• What needs to be done: Quote the listing below in full and exactly as written, but omit every picture.
++++
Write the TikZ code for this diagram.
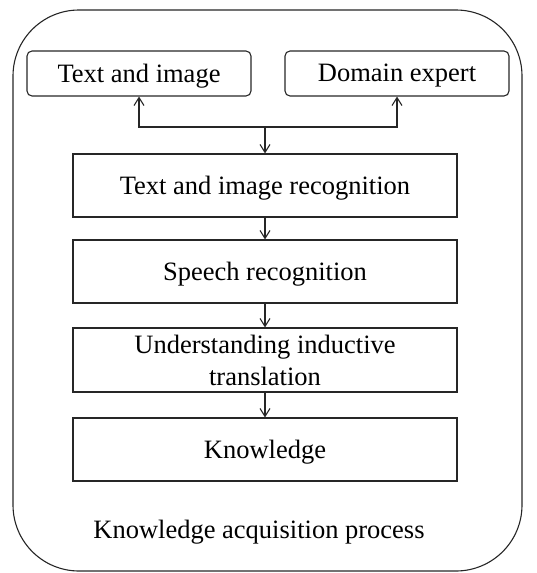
\documentclass[tikz,border=0pt]{standalone}
\usepackage{fontspec}
\setmainfont{Liberation Serif}
\usetikzlibrary{arrows.meta}
\newcommand{\dn}[1]{\raisebox{-2.5pt}[\height][\depth]{#1}}
\begin{document}
\begin{tikzpicture}[x=1pt,y=-1pt,
  line width=1.1pt, draw=black!85,
  every node/.style={font=\fontsize{26.5}{32}\selectfont, text=black, inner sep=0pt},
  srcbox/.style={draw, rounded corners=5pt, minimum width=224pt, minimum height=45pt},
  stepbox/.style={draw, minimum width=384pt, minimum height=63pt, align=center},
  arr/.style={-{Straight Barb[length=8pt,width=10pt]}}]
\useasboundingbox (0,0) rectangle (537,573);
\draw[rounded corners=66pt] (13,10) rectangle (522,571);
\node[srcbox] (ti) at (139,73.5) {\dn{Text and image}};
\node[srcbox] (de) at (397,73.5) {\dn{Domain expert}};
\node[stepbox] (b1) at (265,185.5) {\dn{Text and image recognition}};
\node[stepbox] (b2) at (265,271.5) {\dn{Speech recognition}};
\node[stepbox, minimum height=62pt] (b3) at (265,360) {\raisebox{-3pt}[\height][\depth]{\begin{tabular}{@{}c@{}}Understanding inductive\\translation\end{tabular}}};
\node[stepbox] (b4) at (265,449.5) {\dn{Knowledge}};
\node (cap) at (259,530) {\dn{Knowledge acquisition process}};
\coordinate (j) at (265,127);
\draw[arr] (j) -- (b1.north);
\draw[arr] (j) -| (ti.south);
\draw[arr] (j) -| (de.south);
\draw[arr] (b1) -- (b2);
\draw[arr] (b2) -- (b3);
\draw[arr] (b3) -- (b4);
\end{tikzpicture}
\end{document}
++++
• Correct response:
Write the TikZ code for this diagram.
\documentclass[tikz,border=0pt]{standalone}
\usepackage{fontspec}
\setmainfont{Liberation Serif}
\usetikzlibrary{arrows.meta}
\newcommand{\dn}[1]{\raisebox{-2.5pt}[\height][\depth]{#1}}
\begin{document}
\begin{tikzpicture}[x=1pt,y=-1pt,
  line width=1.1pt, draw=black!85,
  every node/.style={font=\fontsize{26.5}{32}\selectfont, text=black, inner sep=0pt},
  srcbox/.style={draw, rounded corners=5pt, minimum width=224pt, minimum height=45pt},
  stepbox/.style={draw, minimum width=384pt, minimum height=63pt, align=center},
  arr/.style={-{Straight Barb[length=8pt,width=10pt]}}]
\useasboundingbox (0,0) rectangle (537,573);
\draw[rounded corners=66pt] (13,10) rectangle (522,571);
\node[srcbox] (ti) at (139,73.5) {\dn{Text and image}};
\node[srcbox] (de) at (397,73.5) {\dn{Domain expert}};
\node[stepbox] (b1) at (265,185.5) {\dn{Text and image recognition}};
\node[stepbox] (b2) at (265,271.5) {\dn{Speech recognition}};
\node[stepbox, minimum height=62pt] (b3) at (265,360) {\raisebox{-3pt}[\height][\depth]{\begin{tabular}{@{}c@{}}Understanding inductive\\translation\end{tabular}}};
\node[stepbox] (b4) at (265,449.5) {\dn{Knowledge}};
\node (cap) at (259,530) {\dn{Knowledge acquisition process}};
\coordinate (j) at (265,127);
\draw[arr] (j) -- (b1.north);
\draw[arr] (j) -| (ti.south);
\draw[arr] (j) -| (de.south);
\draw[arr] (b1) -- (b2);
\draw[arr] (b2) -- (b3);
\draw[arr] (b3) -- (b4);
\end{tikzpicture}
\end{document}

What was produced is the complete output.